Lawmakers have queried gaps in government’s response to the recent bombings and wondered why the involvement of Islamic State didn’t feature in the statement even after the terror group claimed responsibility.
The MPs, who were debating a statement from the State minister for Internal Affairs, Gen David Muhoozi, yesterday, derided the government response as confusing and unsatisfactory. The lawmakers also sought to know why police failed to enforce curfew rules.
Mr Abdallah Kiwanuka (Mukono North – NUP) told the House that he was confused by the minister’s statement, which indicated two different scenes of the bombing at pork joints in Komamboga, Kawempe Division, last Saturday.
“I have attentively listened and perused the statement of the honourable minister and it has some gaps, which need to be filled in order for our hearts to get to normal,” Mr Kiwanuka said.
He added: “When you look at this statement, it becomes hard for us to know which area we are discussing. It talks about two places. There is Digida and Cheers. The report is about which place?”
This newspaper reported that the blast happened at Uncle Sam’s and Ronnie’s pork joints.
Mr Patrick Oshabe Nsamba (Kassanda North MP-NUP) expressed concern about the report lacking elaborate information on the attackers.
“When the Komamboga incident happened, on social media, we heard that ISIS claimed the attack and this is a known international terrorist group, so, that will send quite a lot of fear among Ugandans. So, I expected your statement to arrest the fears of Ugandans of the claim by ISIS. Unfortunately, you have not mentioned anything about it,” Mr Nsamba said.
Gen Muhoozi’s statement to Parliament was in response to the terrorist attacks at Digida Pork Joint in Komamboga Parish in Kawempe Division as well as one on a bus at Lungala near Mpigi District on Monday.
For Mr Elijah Okupa (Kasilo), the statement lacked substantive information on a number of things, including curfew.
“The minister should also come out clearly and tell those guys violating the SOPs (standard operating procedures) that curfew still stands, or it does not,” he said.
“I told him (the State minister) yesterday (Tuesday) that just near the check point within Ntinda centre, a gentle man, who is highly connected is operating a bar. On Independence Day, they went trans-night. I say this because I live nearby. So, I think your commanders have either been overpowered by the operators or maybe these (places) are run by people in the forces. You need to step up your game and deal with these people, rather than selectively,” he added.
Mr Jonathan Odur, (Erute South) also felt the minister’s statement had a lot of contradictions and needed more clarification.

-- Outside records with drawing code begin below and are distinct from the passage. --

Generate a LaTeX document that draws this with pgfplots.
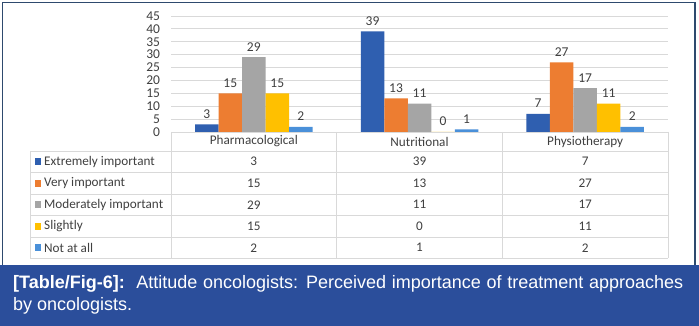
\documentclass[border=0pt]{standalone}
\usepackage{pgfplots}
\pgfplotsset{compat=1.18}
\usepackage{fontspec}
\setmainfont{Carlito}
\newfontfamily\capfont{Liberation Sans}
\definecolor{cA}{HTML}{2F5FB0}
\definecolor{cB}{HTML}{ED7D31}
\definecolor{cC}{HTML}{A5A5A5}
\definecolor{cD}{HTML}{FFC000}
\definecolor{cE}{HTML}{4A90D9}
\definecolor{capblue}{HTML}{2B4E9B}
\definecolor{borderblue}{HTML}{2E4A6E}
\definecolor{txt}{HTML}{404040}
\definecolor{gridc}{HTML}{D9D9D9}
\begin{document}
\begin{tikzpicture}[x=1pt,y=1pt]
\useasboundingbox (0,0) rectangle (699,326);
\fill[white] (0,0) rectangle (699,326);
\fill[capblue] (0,0) rectangle (699,61);
\draw[borderblue, line width=1.5pt] (2.5,61) -- (2.5,323.5) -- (695,323.5) -- (695,61);
\begin{axis}[
  at={(171pt,194pt)}, anchor=south west,
  scale only axis, width=497pt, height=116pt,
  xmin=-0.5, xmax=2.5, ymin=0, ymax=45,
  ytick={0,5,...,45}, xtick=\empty,
  ymajorgrids, grid style={color=gridc, line width=0.8pt},
  axis line style={draw=none}, tick style={draw=none},
  yticklabel style={font=\fontsize{13.5}{15}\selectfont, color=txt, xshift=-7.5pt},
  /pgf/number format/assume math mode=true,
  ybar=0pt, bar width=23.5pt,
  nodes near coords,
  every node near coord/.append style={font=\fontsize{13.5}{15}\selectfont, color=txt, yshift=2.5pt},
  clip=false,
]
\addplot[fill=cA, draw=none] coordinates {(0,3) (1,39) (2,7)};
\addplot[fill=cB, draw=none] coordinates {(0,15) (1,13) (2,27)};
\addplot[fill=cC, draw=none] coordinates {(0,29) (1,11) (2,17)};
\addplot[fill=cD, draw=none] coordinates {(0,15) (1,0) (2,11)};
\addplot[fill=cE, draw=none] coordinates {(0,2) (1,1) (2,2)};
\end{axis}
% data table
\begin{scope}[gridc, line width=0.8pt]
\draw (171,194) -- (668,194);
\foreach \yy in {175,153.5,132,110.5,89,67.5} \draw (30,\yy) -- (668,\yy);
\draw (30,175) -- (30,67.5);
\foreach \xx in {171,336.7,502.3,668} \draw (\xx,194) -- (\xx,67.5);
\end{scope}
\begin{scope}[every node/.style={font=\fontsize{13.2}{15}\selectfont, text=txt, inner sep=0pt}]
\node at (253.8,184.5) {Pharmacological};
\node at (419.5,184.5) {Nutritional};
\node at (585.2,184.5) {Physiotherapy};
\foreach \yc/\col/\lab/\a/\b/\c in {164.25/cA/Extremely important/3/39/7,
  142.75/cB/Very important/15/13/27,
  121.25/cC/Moderately important/29/11/17,
  99.75/cD/Slightly/15/0/11,
  78.25/cE/Not at all/2/1/2}{
  \fill[\col] (34.5,\yc-3.3) rectangle (41,\yc+3.3);
  \node[anchor=west] at (44,\yc) {\lab};
  \node at (253.8,\yc) {\a};
  \node at (419.5,\yc) {\b};
  \node at (585.2,\yc) {\c};
}
\end{scope}
% caption
\node[anchor=base west, inner sep=0pt, text=white, font=\capfont\fontsize{18}{21}\selectfont] at (13,37.3) {\makebox[670pt][s]{\textbf{[Table/Fig-6]:}\ \ Attitude oncologists: Perceived importance of treatment approaches}};
\node[anchor=base west, inner sep=0pt, text=white, font=\capfont\fontsize{18}{21}\selectfont] at (13,15.5) {by oncologists.};
\end{tikzpicture}
\end{document}
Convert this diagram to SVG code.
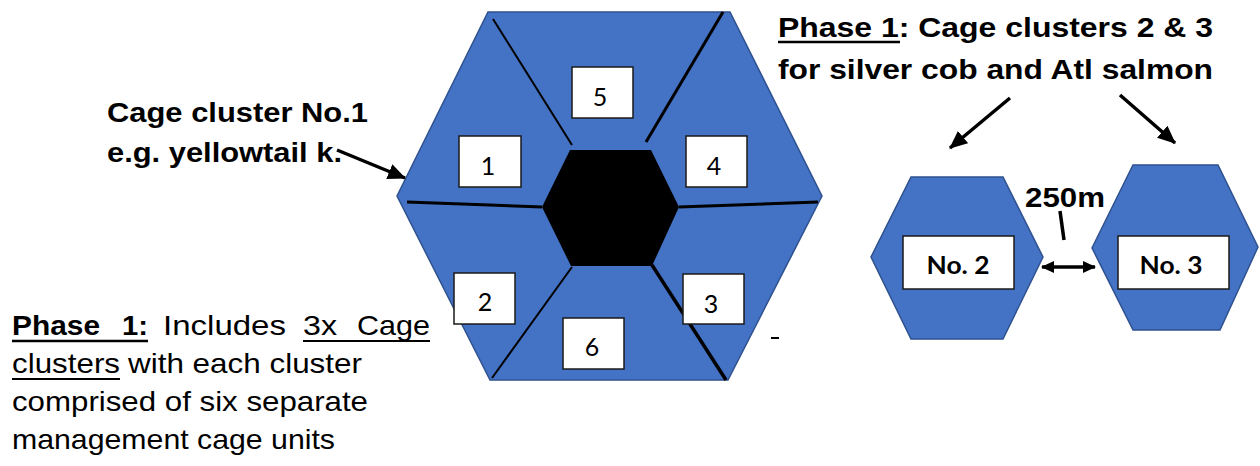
<svg xmlns="http://www.w3.org/2000/svg" width="1260" height="466" viewBox="0 0 1260 466">
<style>
.hex{fill:#4472C4;stroke:#2F528F;stroke-width:1.5}
.div{stroke:#000;fill:none}
.box{fill:#fff;stroke:#1a1a1a;stroke-width:1.5}
.num{font-family:Lato,"Liberation Sans",sans-serif;font-size:25px;fill:#000;text-anchor:middle}
.lbl{font-family:Lato,"Liberation Sans",sans-serif;font-size:24px;font-weight:bold;fill:#000;text-anchor:middle}
.b{font-family:"Liberation Sans",Arial,sans-serif;font-size:28px;font-weight:bold;fill:#000}
.r{font-family:"Liberation Sans",Arial,sans-serif;font-size:28px;fill:#000}
.ul{stroke:#000;fill:none}
.arr{stroke:#000;stroke-width:3.5;fill:none}
</style>
<defs>
<marker id="ah" markerUnits="userSpaceOnUse" markerWidth="18" markerHeight="16" refX="17" refY="8" orient="auto">
<path d="M0,0 L18,8 L0,16 Z" fill="#000"/>
</marker>
<marker id="ahs" markerUnits="userSpaceOnUse" markerWidth="13" markerHeight="12" refX="12" refY="6" orient="auto-start-reverse">
<path d="M0,0 L13,6 L0,12 Z" fill="#000"/>
</marker>
</defs>

<g id="cluster1">
<polygon class="hex" points="488,12 730,12 822,196 728,380 490,380 397,196"/>
<polygon points="570,150 651,150 679,207 652,266 571,266 542,207" fill="#000"/>
<line class="div" x1="493" y1="19" x2="572" y2="145" stroke-width="2"/>
<line class="div" x1="723" y1="12" x2="646" y2="142" stroke-width="3"/>
<line class="div" x1="407" y1="202" x2="542" y2="207" stroke-width="3"/>
<line class="div" x1="679" y1="207" x2="818" y2="202" stroke-width="3"/>
<line class="div" x1="572" y1="267" x2="492" y2="378" stroke-width="2"/>
<line class="div" x1="652" y1="265" x2="726" y2="380" stroke-width="3.5"/>
<g id="unit5"><rect class="box" x="572" y="67" width="61" height="51"/><text class="num" x="600" y="106">5</text></g>
<g id="unit1"><rect class="box" x="459" y="136" width="62" height="51"/><text class="num" x="488" y="175">1</text></g>
<g id="unit4"><rect class="box" x="686" y="136" width="61" height="51"/><text class="num" x="714" y="175">4</text></g>
<g id="unit2"><rect class="box" x="454" y="273" width="61" height="51"/><text class="num" x="485" y="311">2</text></g>
<g id="unit3"><rect class="box" x="683" y="274" width="61" height="50"/><text class="num" x="711" y="313">3</text></g>
<g id="unit6"><rect class="box" x="563" y="318" width="61" height="51"/><text class="num" x="592" y="356">6</text></g>
</g>
<rect x="771" y="337" width="8" height="2" fill="#000"/>

<g id="cluster2">
<polygon class="hex" points="911,177 1003,177 1043,257 1003,339 911,339 871,257"/>
<rect class="box" x="903" y="236" width="111" height="53" stroke-width="2"/>
<text class="lbl" x="958" y="274" textLength="63" lengthAdjust="spacingAndGlyphs">No. 2</text>
</g>
<g id="cluster3">
<polygon class="hex" points="1133,165 1218,165 1258,247 1220,330 1133,330 1092,248"/>
<rect class="box" x="1118" y="236" width="111" height="53" stroke-width="2"/>
<text class="lbl" x="1171" y="274" textLength="63" lengthAdjust="spacingAndGlyphs">No. 3</text>
</g>

<g id="label-cluster1">
<text class="b" x="107" y="122" textLength="261" lengthAdjust="spacingAndGlyphs">Cage cluster No.1</text>
<text class="b" x="107" y="162" textLength="235" lengthAdjust="spacingAndGlyphs">e.g. yellowtail k.</text>
</g>
<g id="label-phase-right">
<text class="b" x="778" y="37" textLength="435" lengthAdjust="spacingAndGlyphs">Phase 1: Cage clusters 2 &amp; 3</text>
<line class="ul" x1="778" y1="42" x2="900" y2="42" stroke-width="2.5"/>
<text class="b" x="778" y="79" textLength="435" lengthAdjust="spacingAndGlyphs">for silver cob and Atl salmon</text>
</g>
<g id="label-250m">
<text class="b" x="1025" y="207" font-size="30" textLength="80" lengthAdjust="spacingAndGlyphs">250m</text>
</g>
<g id="label-phase-left">
<text class="b" x="12" y="335" textLength="88" lengthAdjust="spacingAndGlyphs">Phase</text>
<text class="b" x="122" y="335" textLength="26" lengthAdjust="spacingAndGlyphs">1:</text>
<line class="ul" x1="12" y1="341" x2="148" y2="341" stroke-width="2.5"/>
<text class="r" x="163" y="335" textLength="123" lengthAdjust="spacingAndGlyphs">Includes</text>
<text class="r" x="303" y="335" textLength="34" lengthAdjust="spacingAndGlyphs">3x</text>
<text class="r" x="357" y="335" textLength="73" lengthAdjust="spacingAndGlyphs">Cage</text>
<line class="ul" x1="303" y1="341" x2="430" y2="341" stroke-width="2"/>
<text class="r" x="12" y="373" textLength="108" lengthAdjust="spacingAndGlyphs">clusters</text>
<line class="ul" x1="12" y1="379" x2="120" y2="379" stroke-width="2"/>
<text class="r" x="128" y="373" textLength="234" lengthAdjust="spacingAndGlyphs">with each cluster</text>
<text class="r" x="12" y="411" textLength="356" lengthAdjust="spacingAndGlyphs">comprised of six separate</text>
<text class="r" x="12" y="449" textLength="323" lengthAdjust="spacingAndGlyphs">management cage units</text>
</g>

<g id="connectors">
<line class="arr" x1="337" y1="150" x2="405" y2="178" stroke-width="3" marker-end="url(#ah)"/>
<line class="arr" x1="1010" y1="98" x2="950" y2="148" marker-end="url(#ah)"/>
<line class="arr" x1="1120" y1="95" x2="1175" y2="143" marker-end="url(#ah)"/>
<line class="arr" x1="1060" y1="211" x2="1064" y2="240" stroke-width="2"/>
<line class="arr" x1="1042" y1="267" x2="1095" y2="267" stroke-width="2.5" marker-start="url(#ahs)" marker-end="url(#ahs)"/>
</g>
</svg>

However, other MPs, especially from the ruling National Resistance Movement (NRM) and UPDF representatives, opted to give solutions to the bombing attacks and pockets of insecurity in the country.
The Speaker of Parliament, Mr Jacob Oulanyah, asked Gen Muhoozi to accept the recommendations from members and find ways of implementing them.
The State minister agreed to the suggestion.
“We have heard it all and will improve. Then, we shall cap it all by a submission of how Parliament can help to make us perform better,” he said.